契約の取り消し、契約条項の無効などの規定が改正された消費者契約法が2017年6月から施行されると聞きました。改正ポイントはどのようなものでしょうか。(寝具販売)

 消費者契約法は2000年に制定された法律で、消費者と事業者との間の情報、交渉力の格差に鑑み、消費者に一定の要件のもと契約の取り消し権や消費者に不利な契約条項の無効を定めることにより、消費者の保護を目的とする法律です。

 2000年の制定以降、高齢化が進むなど社会経済情勢の変化によって、これまでの消費者契約法では十分に消費者の被害の救済を図ることが難しいケースが生じてきたことから、今回の改正に至りました。改正ポイントは、①不実告知の対象となる重要事項の範囲の拡大②過量な内容の消費者契約の取り消し③取り消し権を行使した消費者の返還義務④取り消し権の行使期間⑤消費者の解除権を放棄させる条項の無効、などです。本稿では、契約の取り消しに関する重要な改正事項である①と②について説明します。

①重要事項の範囲の拡大
 これまでの消費者契約法も、事業者が勧誘するに際して、契約に関する重要事項の不実告知などにより、消費者が契約内容を誤認した場合には、当該契約を取り消しできると定めています。
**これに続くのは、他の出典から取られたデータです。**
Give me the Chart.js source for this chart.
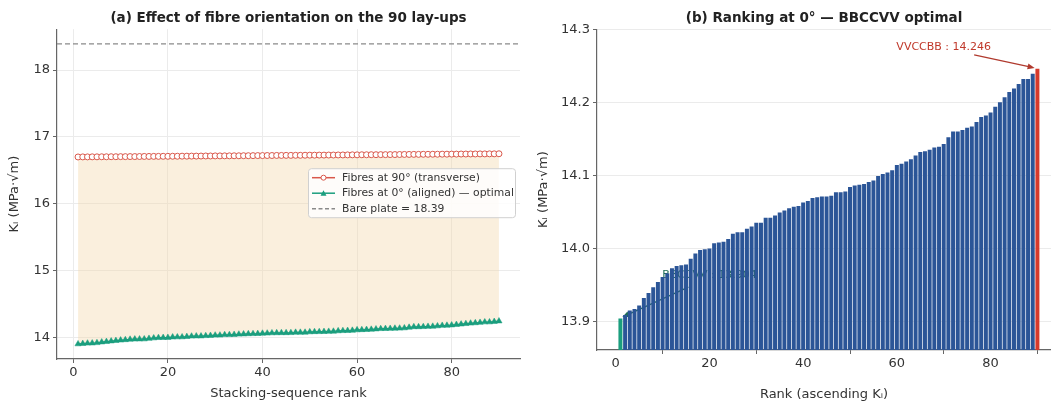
<!DOCTYPE html>
<html>
<head>
<meta charset="utf-8">
<script src="https://cdn.jsdelivr.net/npm/chart.js@4/dist/chart.umd.min.js"></script>
<style>
  body { margin: 0; background: #fff; }
  #wrap { position: relative; width: 1051px; height: 405px; overflow: hidden; }
  .box { position: absolute; top: 0; height: 405px; }
</style>
</head>
<body>
<div id="wrap">
  <div class="box" style="left:0;width:530px"><canvas id="left"></canvas></div>
  <div class="box" style="left:530px;width:521px"><canvas id="right"></canvas></div>
</div>
<script>
// K_I at 0 deg, sorted ascending (rank 1..90)
const k0 = [
  13.904, 13.909, 13.915, 13.917, 13.922, 13.932, 13.939, 13.947, 13.954, 13.961,
  13.966, 13.973, 13.976, 13.977, 13.978, 13.986, 13.993, 13.998, 13.999, 14.000,
  14.007, 14.008, 14.009, 14.013, 14.020, 14.022, 14.022, 14.027, 14.030, 14.035,
  14.035, 14.042, 14.042, 14.045, 14.049, 14.052, 14.055, 14.057, 14.058, 14.063,
  14.065, 14.069, 14.070, 14.071, 14.071, 14.072, 14.077, 14.077, 14.078, 14.084,
  14.086, 14.087, 14.088, 14.091, 14.093, 14.099, 14.102, 14.104, 14.107, 14.114,
  14.116, 14.119, 14.122, 14.127, 14.132, 14.133, 14.135, 14.138, 14.139, 14.143,
  14.152, 14.160, 14.160, 14.162, 14.165, 14.167, 14.173, 14.180, 14.182, 14.186,
  14.194, 14.200, 14.207, 14.214, 14.219, 14.225, 14.232, 14.232, 14.239, 14.246
];
// K_I at 90 deg, same ranking
const k90 = [
  16.700, 16.701, 16.701, 16.702, 16.702, 16.703, 16.703, 16.704, 16.704, 16.705,
  16.705, 16.706, 16.706, 16.707, 16.708, 16.708, 16.709, 16.709, 16.710, 16.710,
  16.711, 16.711, 16.712, 16.712, 16.713, 16.713, 16.714, 16.715, 16.715, 16.716,
  16.716, 16.717, 16.717, 16.718, 16.718, 16.719, 16.719, 16.720, 16.721, 16.721,
  16.722, 16.722, 16.723, 16.723, 16.724, 16.724, 16.725, 16.725, 16.726, 16.727,
  16.727, 16.728, 16.728, 16.729, 16.729, 16.730, 16.730, 16.731, 16.732, 16.732,
  16.733, 16.733, 16.734, 16.734, 16.735, 16.735, 16.736, 16.736, 16.737, 16.738,
  16.738, 16.739, 16.739, 16.740, 16.740, 16.741, 16.741, 16.742, 16.742, 16.743,
  16.743, 16.744, 16.744, 16.745, 16.745, 16.746, 16.746, 16.747, 16.747, 16.748
];
const ranks = k0.map((v, i) => i + 1);
const BARE_PLATE = 18.39;
const xTicks = [0, 20, 40, 60, 80];
const leftYTicks = [14, 15, 16, 17, 18];
const rightYTicks = [13.9, 14.0, 14.1, 14.2, 14.3];
const worst = { name: 'BBCCVV', value: 13.904 };
const best = { name: 'VVCCBB', value: 14.246 };

const RED = '#d9574a';
const GREEN = '#1b9e7e';
const BLUE = '#2b5597';
const FONT = 'DejaVu Sans';
const tickFont = { family: FONT, size: 13 };

function setTicks(list) {
  return s => { s.ticks = list.map(v => ({ value: v })); };
}

// dashed bare-plate reference line
const bareLine = {
  id: 'bareLine',
  beforeDatasetsDraw(chart) {
    const { ctx, chartArea: a, scales } = chart;
    const y = scales.y.getPixelForValue(BARE_PLATE);
    ctx.save();
    ctx.strokeStyle = '#8a8a8a';
    ctx.lineWidth = 1.2;
    ctx.setLineDash([5, 3]);
    ctx.beginPath();
    ctx.moveTo(a.left, y);
    ctx.lineTo(a.right, y);
    ctx.stroke();
    ctx.restore();
  }
};

// legend box like matplotlib
const legendBox = {
  id: 'legendBox',
  afterDraw(chart) {
    const { ctx, chartArea: a } = chart;
    const w = 207, h = 49;
    const x0 = a.right - w - 5, y0 = a.top + 139;
    ctx.save();
    ctx.fillStyle = 'rgba(255,255,255,0.85)';
    ctx.strokeStyle = '#d0d0d0';
    ctx.lineWidth = 1;
    ctx.beginPath();
    ctx.roundRect(x0 + 0.5, y0 + 0.5, w, h, 3);
    ctx.fill();
    ctx.stroke();
    const rows = [
      { text: 'Fibres at 90° (transverse)', color: RED, mark: 'circle' },
      { text: 'Fibres at 0° (aligned) — optimal', color: GREEN, mark: 'tri' },
      { text: 'Bare plate = ' + BARE_PLATE.toFixed(2), color: '#8a8a8a', mark: 'dash' }
    ];
    ctx.font = '10.8px ' + FONT;
    ctx.textBaseline = 'middle';
    rows.forEach((r, i) => {
      const y = y0 + 9.5 + i * 15.5;
      ctx.strokeStyle = r.color;
      ctx.lineWidth = 1.5;
      ctx.setLineDash(r.mark === 'dash' ? [4, 2.5] : []);
      ctx.beginPath();
      ctx.moveTo(x0 + 4, y);
      ctx.lineTo(x0 + 27, y);
      ctx.stroke();
      ctx.setLineDash([]);
      if (r.mark === 'circle') {
        ctx.fillStyle = '#fff';
        ctx.lineWidth = 1;
        ctx.beginPath();
        ctx.arc(x0 + 15.5, y, 2.5, 0, Math.PI * 2);
        ctx.fill();
        ctx.stroke();
      } else if (r.mark === 'tri') {
        ctx.fillStyle = r.color;
        ctx.beginPath();
        ctx.moveTo(x0 + 15.5, y - 3);
        ctx.lineTo(x0 + 18.5, y + 2.5);
        ctx.lineTo(x0 + 12.5, y + 2.5);
        ctx.closePath();
        ctx.fill();
      }
      ctx.fillStyle = '#333';
      ctx.fillText(r.text, x0 + 34, y);
    });
    ctx.restore();
  }
};

function arrow(ctx, x1, y1, x2, y2, color) {
  const ang = Math.atan2(y2 - y1, x2 - x1);
  ctx.strokeStyle = color;
  ctx.fillStyle = color;
  ctx.lineWidth = 1.3;
  ctx.beginPath();
  ctx.moveTo(x1, y1);
  ctx.lineTo(x2 - 6 * Math.cos(ang), y2 - 6 * Math.sin(ang));
  ctx.stroke();
  ctx.beginPath();
  ctx.moveTo(x2, y2);
  ctx.lineTo(x2 - 7 * Math.cos(ang) + 3 * Math.sin(ang), y2 - 7 * Math.sin(ang) - 3 * Math.cos(ang));
  ctx.lineTo(x2 - 7 * Math.cos(ang) - 3 * Math.sin(ang), y2 - 7 * Math.sin(ang) + 3 * Math.cos(ang));
  ctx.closePath();
  ctx.fill();
}

// annotations on the ranking chart; the low one sits behind the bars
const annotations = {
  id: 'annotations',
  beforeDatasetsDraw(chart) {
    const { ctx, scales: { x, y } } = chart;
    ctx.save();
    ctx.font = '11px ' + FONT;
    ctx.textAlign = 'center';
    ctx.textBaseline = 'middle';
    ctx.fillStyle = '#1e6e55';
    ctx.fillText(worst.name + ' : ' + worst.value.toFixed(3), x.getPixelForValue(20), y.getPixelForValue(13.963));
    arrow(ctx, x.getPixelForValue(15.5), y.getPixelForValue(13.947),
      x.getPixelForValue(1.4), y.getPixelForValue(worst.value + 0.002), '#1e6e55');
    ctx.restore();
  },
  afterDatasetsDraw(chart) {
    const { ctx, scales: { x, y } } = chart;
    ctx.save();
    ctx.font = '11px ' + FONT;
    ctx.textAlign = 'center';
    ctx.textBaseline = 'middle';
    ctx.fillStyle = '#c0392b';
    ctx.fillText(best.name + ' : ' + best.value.toFixed(3), x.getPixelForValue(70), y.getPixelForValue(14.275));
    arrow(ctx, x.getPixelForValue(76.5), y.getPixelForValue(14.265),
      x.getPixelForValue(89.4), y.getPixelForValue(best.value + 0.001), '#b03a2e');
    ctx.restore();
  }
};

new Chart(document.getElementById('left'), {
  type: 'line',
  data: {
    datasets: [
      {
        label: 'Fibres at 90° (transverse)',
        data: ranks.map((r, i) => ({ x: r, y: k90[i] })),
        borderColor: RED,
        borderWidth: 1.3,
        pointStyle: 'circle',
        pointRadius: 3,
        pointBorderWidth: 1,
        pointBackgroundColor: '#fff',
        pointBorderColor: RED,
        fill: false
      },
      {
        label: 'Fibres at 0° (aligned) — optimal',
        data: ranks.map((r, i) => ({ x: r, y: k0[i] })),
        borderColor: GREEN,
        borderWidth: 1.3,
        pointStyle: 'triangle',
        pointRadius: 3.6,
        pointBorderWidth: 0.5,
        pointBackgroundColor: GREEN,
        pointBorderColor: GREEN,
        fill: { target: 0 },
        backgroundColor: 'rgba(243, 218, 175, 0.42)'
      }
    ]
  },
  options: {
    responsive: true,
    maintainAspectRatio: false,
    animation: false,
    layout: { padding: { left: 0, right: 10, top: 0, bottom: 0 } },
    plugins: {
      legend: { display: false },
      tooltip: { enabled: false },
      title: {
        display: true,
        fullSize: false,
        text: '(a) Effect of fibre orientation on the 90 lay-ups',
        font: { family: FONT, size: 13.5, weight: 'bold' },
        color: '#222',
        padding: { top: 10, bottom: 3 }
      }
    },
    scales: {
      x: {
        type: 'linear',
        min: -3.45,
        max: 94.45,
        afterBuildTicks: setTicks(xTicks),
        afterFit: s => { s.height = 46; },
        ticks: { font: tickFont, color: '#333', padding: 2, maxRotation: 0 },
        grid: { color: '#ebebeb', tickColor: '#666', tickLength: 4 },
        border: { color: '#666', width: 1.2 },
        title: { display: true, text: 'Stacking-sequence rank', font: tickFont, color: '#333', padding: { top: 0 } }
      },
      y: {
        min: 13.68,
        max: 18.61,
        afterBuildTicks: setTicks(leftYTicks),
        afterFit: s => { s.width = 57; },
        ticks: { font: tickFont, color: '#333', padding: 3 },
        grid: { color: '#ebebeb', tickColor: '#666', tickLength: 4 },
        border: { color: '#666', width: 1.2 },
        title: { display: true, text: 'Kᵢ (MPa·√m)', font: tickFont, color: '#333', padding: { top: 7, bottom: 0 } }
      }
    }
  },
  plugins: [bareLine, legendBox]
});

new Chart(document.getElementById('right'), {
  type: 'bar',
  data: {
    datasets: [{
      data: ranks.map((r, i) => ({ x: r, y: k0[i] })),
      backgroundColor: k0.map((v, i) => i === 0 ? GREEN : (i === k0.length - 1 ? '#d63a2b' : BLUE)),
      borderWidth: 0,
      barPercentage: 1,
      categoryPercentage: 0.85
    }]
  },
  options: {
    responsive: true,
    maintainAspectRatio: false,
    animation: false,
    layout: { padding: { left: 0, right: 0, top: 0, bottom: 0 } },
    plugins: {
      legend: { display: false },
      tooltip: { enabled: false },
      title: {
        display: true,
        fullSize: false,
        text: '(b) Ranking at 0° — BBCCVV optimal',
        font: { family: FONT, size: 13.5, weight: 'bold' },
        color: '#222',
        padding: { top: 10, bottom: 3 }
      }
    },
    scales: {
      x: {
        type: 'linear',
        min: -4,
        max: 92.9,
        offset: false,
        afterBuildTicks: setTicks(xTicks),
        afterFit: s => { s.height = 55; },
        ticks: { font: tickFont, color: '#333', padding: 2, maxRotation: 0 },
        grid: { drawOnChartArea: false, tickColor: '#666', tickLength: 4 },
        border: { color: '#666', width: 1.2 },
        title: { display: true, text: 'Rank (ascending Kᵢ)', font: tickFont, color: '#333', padding: { top: 0, bottom: 3 } }
      },
      y: {
        min: 13.861,
        max: 14.3,
        afterBuildTicks: setTicks(rightYTicks),
        afterFit: s => { s.width = 67; },
        ticks: { font: tickFont, color: '#333', padding: 3, callback: v => v.toFixed(1) },
        grid: { color: '#ebebeb', tickColor: '#666', tickLength: 4 },
        border: { color: '#666', width: 1.2 },
        title: { display: true, text: 'Kᵢ (MPa·√m)', font: tickFont, color: '#333', padding: { top: 6, bottom: 0 } }
      }
    }
  },
  plugins: [annotations]
});
</script>
</body>
</html>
 しかし、例えば、真実に反して現在使用しているタイヤの「溝が大きくすり減っていてこのまま走ると危ない、タイヤ交換が必要である」と告げて新しいタイヤを購入させた場合、これまでの消費者契約法では、消費者契約の目的となるものに関しない事項についての不実告知であるため、取り消すことができませんでした。

 しかし、このような消費者被害は、消費者が本来不要である契約を締結してしまったものであり、消費者に取り消し権を認めるべきとの議論がなされました。

 今回の改正で、重要事項の対象に、「物品、権利、役務その他の当該消費者契約の目的となるものが当該契約者の生命、身体、財産その他の重要な利益についての損害又は危機を回避するために通常必要であると判断される事情」が追加されました。これにより上記タイヤの事例では、重要事項について不実告知があった場合に該当し、取り消しが認められるようになります。

②過量な内容の契約の取り消し
 消費者にとって契約の目的物の分量、回数、期間が著しく過度な量の契約であることを知りながら事業者が勧誘することが契約の取り消し事由として定められることになりました。

 これは、高齢化がすすみ、例えば、呉服などの販売会社が、店舗に来訪した高齢者に対して、認知症のために財産管理能力が低下している状態を利用して、老後の生活に充てるべき資産をほとんど使ってしまうほどの着物や宝石等の商品を購入させるなどのトラブルが顕在化したことから、このようなトラブルを解決するために消費者契約の特質を踏まえた明確な要件を定めて、過量な内容の消費者契約の取り消しを認める規定を消費者契約法に設けることにしたわけです。

 具体的には、消費者契約の目的となるものの分量等が当該消費者にとっての通常の分量を著しく超えるものであることを、勧誘の際に事業者が知っていた場合において、消費者がその勧誘によって当該消費者契約の申し込みまたは承諾の意思表示をした場合、取り消すことができるようになります。

無効を主張されないように

 近年、消費者の権利意識が高まり、消費者との契約についても、きめ細やかな対応が必要になっています。事業者は、消費者との取引にあたり、消費者契約法を十分に理解し、事後的に契約が取り消しされたり、消費者から契約条項の無効を主張されないよう準備することが必要になるといえます。